« On nous répète que le spectacle doit continuer, comme si le cinéma n’avait rien à voir avec le monde réel ».
La Presse — «Il est devenu impossible de continuer comme si de rien n’était». C’est par ces mots qu’une centaine de cinéastes, scénaristes, producteurs, critiques et artistes ont choisi d’adresser une lettre ouverte à la Biennale de Venise, à la Mostra internationale d’Art cinématographique, aux Giornate degli Autori (Journées des auteurs), à la Semaine internationale de la critique, ainsi qu’à l’ensemble des professionnels du cinéma, de l’audiovisuel, de la culture et de l’information.
Depuis près de deux ans, rappellent les signataires, les images venues de Gaza et de Cisjordanie témoignent d’une réalité insoutenable : la violence, la destruction, la mort. «Nous assistons, incrédules et impuissants, à l’horreur d’un génocide perpétré en direct par l’État d’Israël. Personne ne pourra prétendre ne pas savoir. Nous avons vu. Nous voyons».
Pour ces artistes, le contraste avec l’ouverture, mercredi, du Festival international du film de Venise est douloureux. Tandis que les projecteurs s’allument sur l’un des plus prestigieux événements du cinéma mondial, ils craignent de voir encore une fois un grand rendez-vous culturel se dérouler dans le déni total de la tragédie humaine, politique et civile en Palestine.
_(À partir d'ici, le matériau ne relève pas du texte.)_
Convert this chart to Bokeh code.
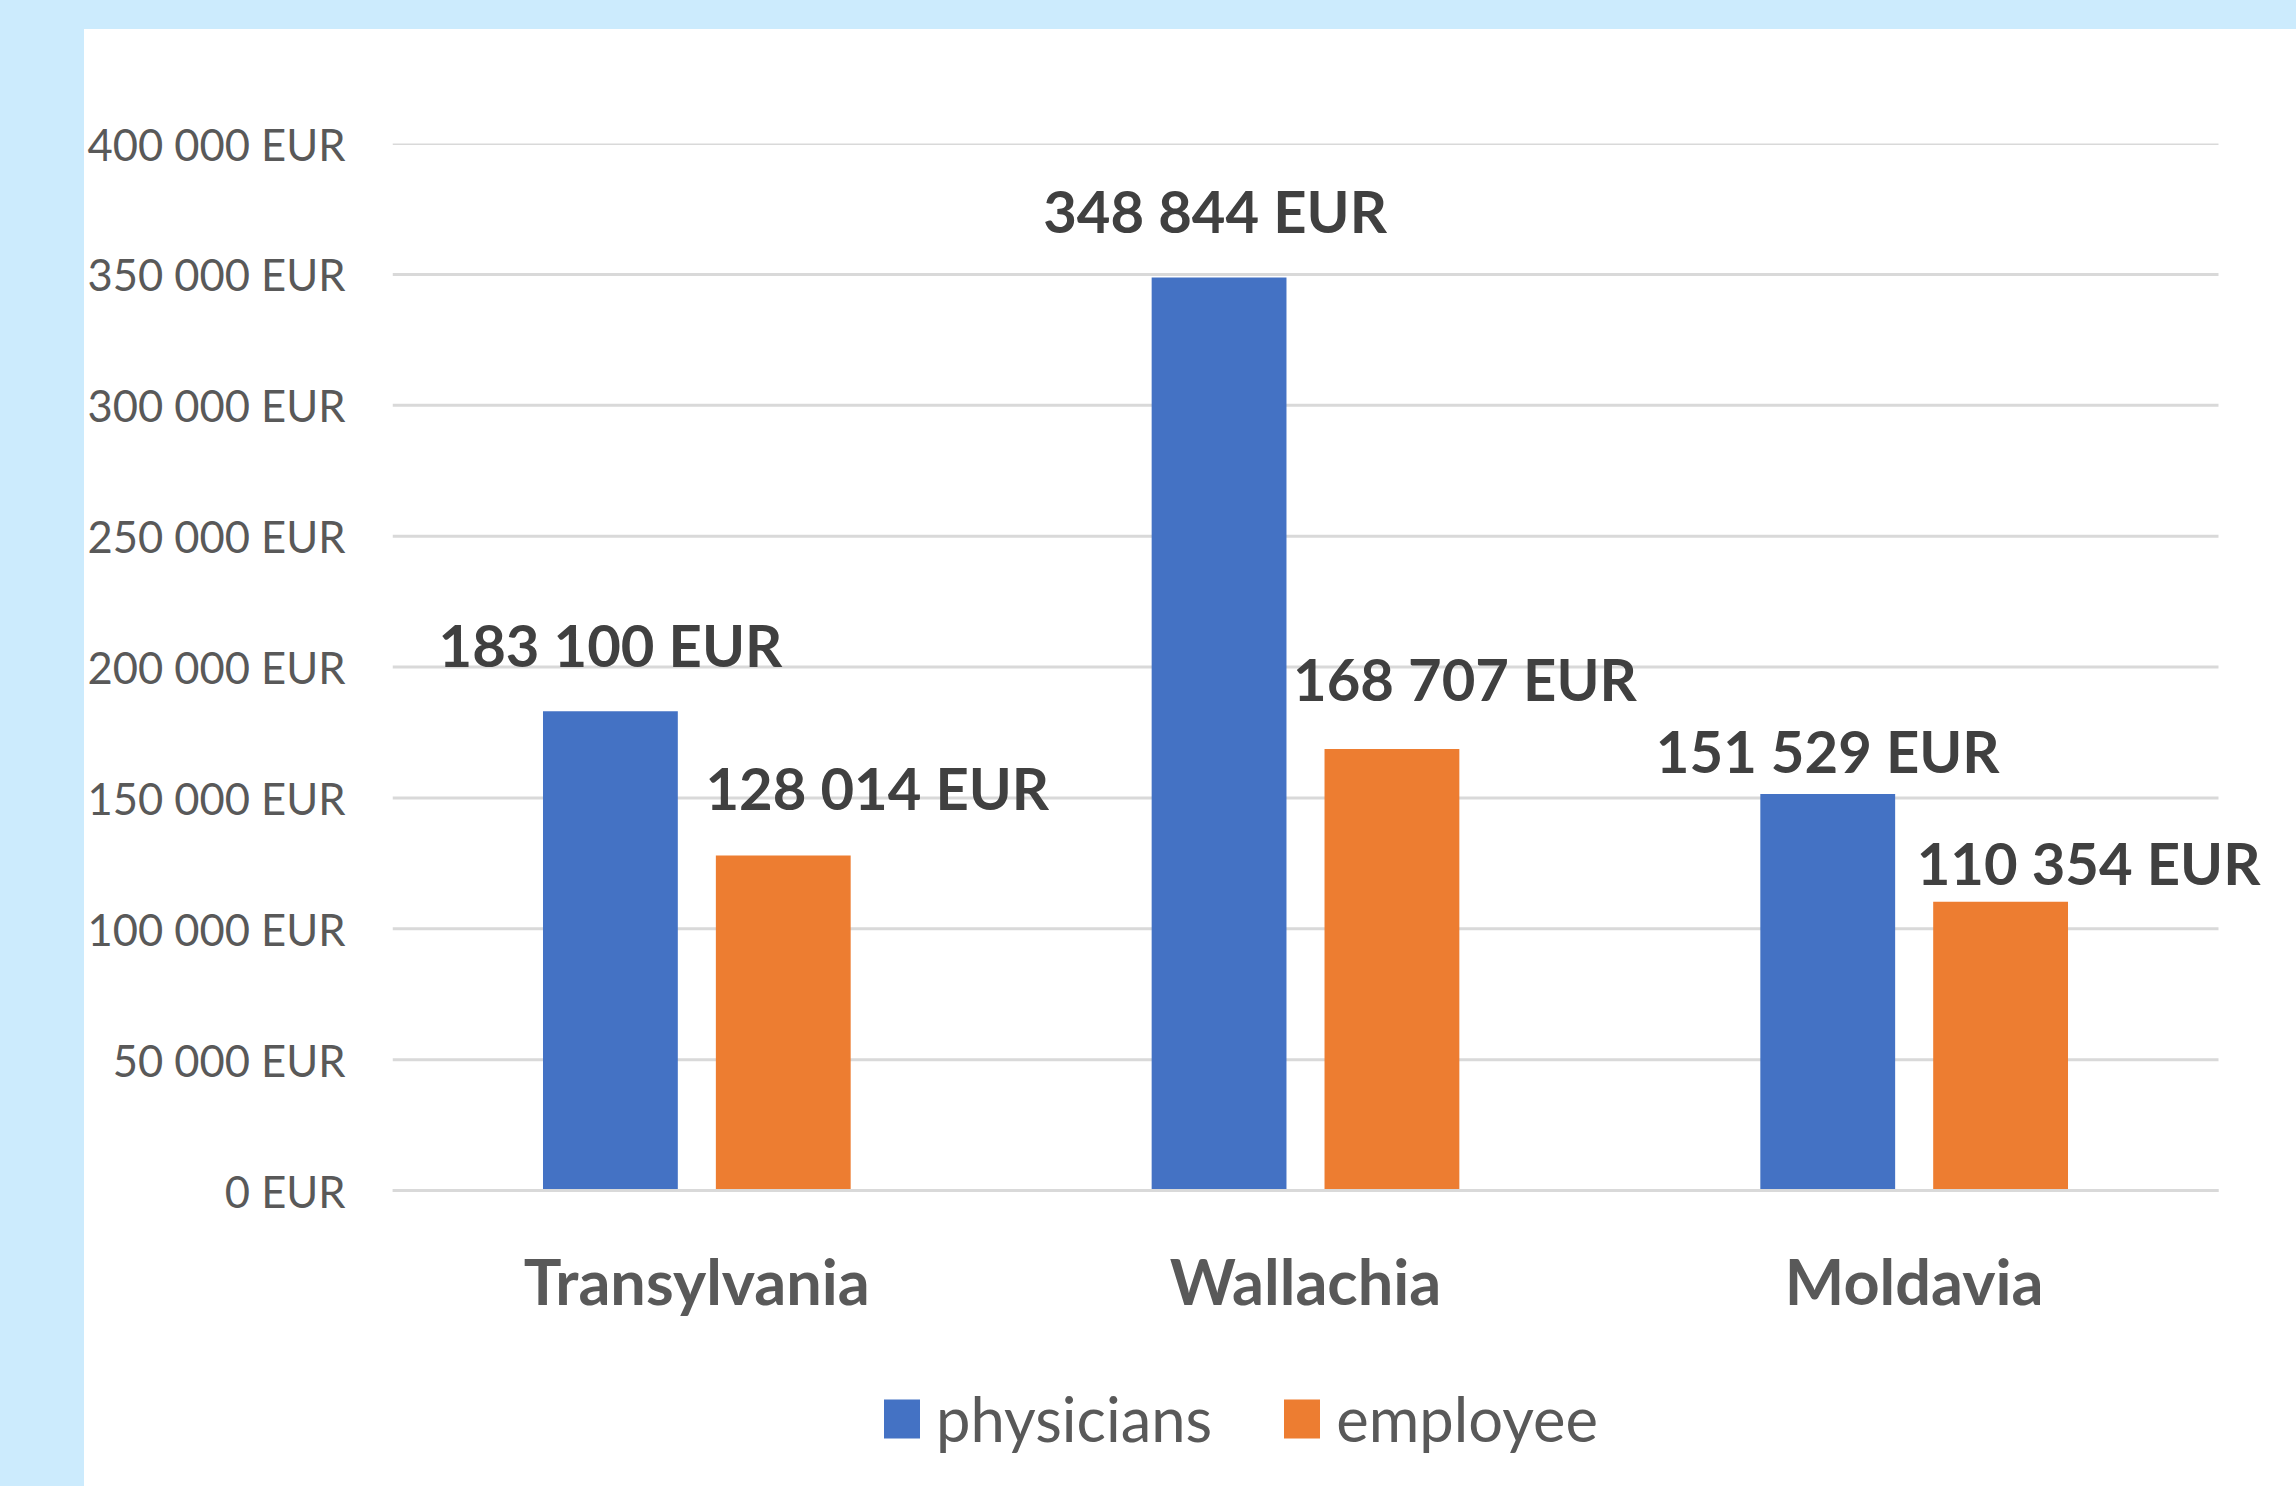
from bokeh.plotting import figure
from bokeh.models import (ColumnDataSource, Range1d, FixedTicker,
                          Legend, LegendItem, LabelSet)
from bokeh.transform import dodge
from bokeh.layouts import column
from bokeh.core.properties import value
from bokeh.embed import file_html
from bokeh.resources import INLINE

# ---- data ----
regions = ["Transylvania", "Wallachia", "Moldavia"]
physicians = [183100, 348844, 151529]
employee = [128014, 168707, 110354]
series_names = ["physicians", "employee"]
y_ticks = [0, 50000, 100000, 150000, 200000, 250000, 300000, 350000, 400000]

# ---- label placement (style, pixels) ----
phys_dx = [0, -4, 0]
phys_dy = [44, 44, 21]
emp_dx = [94, 73, 88]
emp_dy = [45, 48, 17]


def eur(v):
    return f"{v:,}".replace(",", " ") + " EUR"


BLUE = "#4472C4"
ORANGE = "#ED7D31"
GRID = "#D9D9D9"
TXT = "#595959"
LBL = "#404040"
FONT = "Lato"

# category slots: each region occupies one unit on the x scale
xpos = [i + 0.5 for i in range(len(regions))]
n_cat = len(regions)

src = ColumnDataSource(dict(
    region=regions, xpos=xpos,
    physicians=physicians,
    employee=employee,
    phys_label=[eur(v) for v in physicians],
    emp_label=[eur(v) for v in employee],
    phys_dx=phys_dx, phys_dy=phys_dy,
    emp_dx=emp_dx, emp_dy=emp_dy,
))
grid_src = ColumnDataSource(dict(y=y_ticks, x0=[0] * len(y_ticks),
                                 x1=[n_cat] * len(y_ticks)))

# plot area: categories span 1826 px, frame extends 78 px further right;
# value axis spans 1047.5 px for 400 000, frame extends 296 px below zero
y_max = y_ticks[-1]
p = figure(
    x_range=Range1d(0, n_cat * 1904 / 1826),
    y_range=Range1d(-y_max * 296 / 1047.5, y_max),
    width=2212, height=1457,
    output_backend="svg", toolbar_location=None,
    min_border_left=308, min_border_right=0,
    min_border_top=114, min_border_bottom=0,
    background_fill_color="white", border_fill_color="white",
    outline_line_color=None,
)
p.margin = (29, 0, 0, 84)
p.styles = {"background-color": "white"}

p.segment(x0="x0", x1="x1", y0="y", y1="y", source=grid_src,
          line_color=GRID, line_width=3)

off = 0.142
bw = 0.2215
r1 = p.vbar(x=dodge("xpos", -off), top="physicians", width=bw,
            source=src, fill_color=BLUE, line_color=None)
r2 = p.vbar(x=dodge("xpos", off), top="employee", width=bw,
            source=src, fill_color=ORANGE, line_color=None)

lab_style = dict(text_align="center", text_baseline="alphabetic",
                 text_font=value(FONT), text_font_style="bold",
                 text_font_size="58px", text_color=LBL)
p.add_layout(LabelSet(x=dodge("xpos", -off), y="physicians",
                      text="phys_label", x_offset="phys_dx", y_offset="phys_dy",
                      source=src, **lab_style))
p.add_layout(LabelSet(x=dodge("xpos", off), y="employee",
                      text="emp_label", x_offset="emp_dx", y_offset="emp_dy",
                      source=src, **lab_style))

# y axis
p.yaxis.ticker = FixedTicker(ticks=y_ticks)
p.yaxis.major_label_overrides = {t: eur(t) for t in y_ticks}
p.yaxis.axis_line_color = None
p.yaxis.major_tick_line_color = None
p.yaxis.minor_tick_line_color = None
p.yaxis.major_label_text_font = FONT
p.yaxis.major_label_text_font_size = "43.5px"
p.yaxis.major_label_text_color = TXT
p.yaxis.major_label_standoff = 41

# x (category) axis, sitting on the zero line
p.xaxis.fixed_location = 0
p.xaxis.bounds = (0, n_cat)
p.xaxis.ticker = FixedTicker(ticks=xpos)
p.xaxis.major_label_overrides = {x: r for x, r in zip(xpos, regions)}
p.xaxis.axis_line_color = GRID
p.xaxis.axis_line_width = 3
p.xaxis.major_tick_line_color = None
p.xaxis.minor_tick_line_color = None
p.xaxis.major_label_text_font = FONT
p.xaxis.major_label_text_font_style = "bold"
p.xaxis.major_label_text_font_size = "63px"
p.xaxis.major_label_text_color = TXT
p.xaxis.major_label_standoff = 46

p.xgrid.grid_line_color = None
p.ygrid.grid_line_color = None

legend = Legend(
    items=[LegendItem(label=series_names[0], renderers=[r1]),
           LegendItem(label=series_names[1], renderers=[r2])],
    orientation="horizontal",
    location=(487, 31),
    label_text_font=FONT, label_text_font_size="61.5px", label_text_color=TXT,
    glyph_width=45, glyph_height=49, label_standoff=12, spacing=67,
    padding=0, margin=0, border_line_color=None, background_fill_alpha=0,
)
p.add_layout(legend)

layout = column(p, styles={"background-color": "#CCEBFD"})

open("out.html", "w").write(file_html(layout, INLINE))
«On nous répète que le spectacle doit continuer, comme si le cinéma n’avait rien à voir avec le monde réel», dénoncent-ils. Pourtant, rappellent-ils, ce sont bien les images qui ont permis de révéler les massacres : celles filmées par des journalistes, des cinéastes, des auteurs et des témoins sur place, parfois au péril de leur vie.
Les signataires rappellent qu’en quelques mois seulement, près de 250 journalistes et professionnels des médias palestiniens ont été tués. Ces pertes mettent en valeur le prix terrible payé par celles et ceux qui, par leur caméra, tentent de documenter la réalité.
Sous la bannière Venice4Palestine (V4P), les cinéastes — parmi lesquels Matteo Garrone, Abel Ferrara, Ken Loach ou encore les frères palestiniens Arab et Tarzan Nasser, récompensés à Cannes pour Once Upon a Time in Gaza — appellent le festival à ne pas rester une « vitrine triste et vide », mais à devenir « un lieu de dialogue, de participation active et de résistance ».
La lettre se conclut comme un serment collectif : « Nous, artistes et amoureux de l’art, nous, professionnels du secteur et passionnés de cinéma, nous, organisateurs, formateurs et journalistes, nous qui sommes le cœur battant de cette Mostra, affirmons que nous ne serons pas des complices lâches, que nous ne resterons pas silencieux, que nous ne détournerons pas le regard, que nous ne céderons pas à l’impuissance ni aux logiques du pouvoir.
L’époque dans laquelle nous vivons nous impose cette responsabilité ». Puis vient la formule qui résume tout : « Il n’existe pas de cinéma sans humanité. Faisons en sorte que cette Mostra ait un sens, et qu’elle ne devienne pas une vitrine triste et creuse ».
Face à cette interpellation, la Biennale de Venise a répondu en rappelant que le festival «a toujours été un lieu de discussion ouverte et de sensibilité aux questions les plus pressantes de la société et du monde».
En parallèle, des organisations politiques et associatives de Vénétie et d’autres régions d’Italie appellent à une grande manifestation le 30 août pour dénoncer le génocide en Palestine et la complicité des gouvernements occidentaux. Le cortège partira du Lido de Venise et rejoindra les abords du festival.
Il est à souligner que 4 autres journalistes: Mohamed Salama, Houssem Al Masri, Mariam Abou Daka et Mouadh Abou Taha ont rejoint, ce lundi, la funeste liste des professionnels des médias palestiniens ciblés lâchement par l’armée sioniste.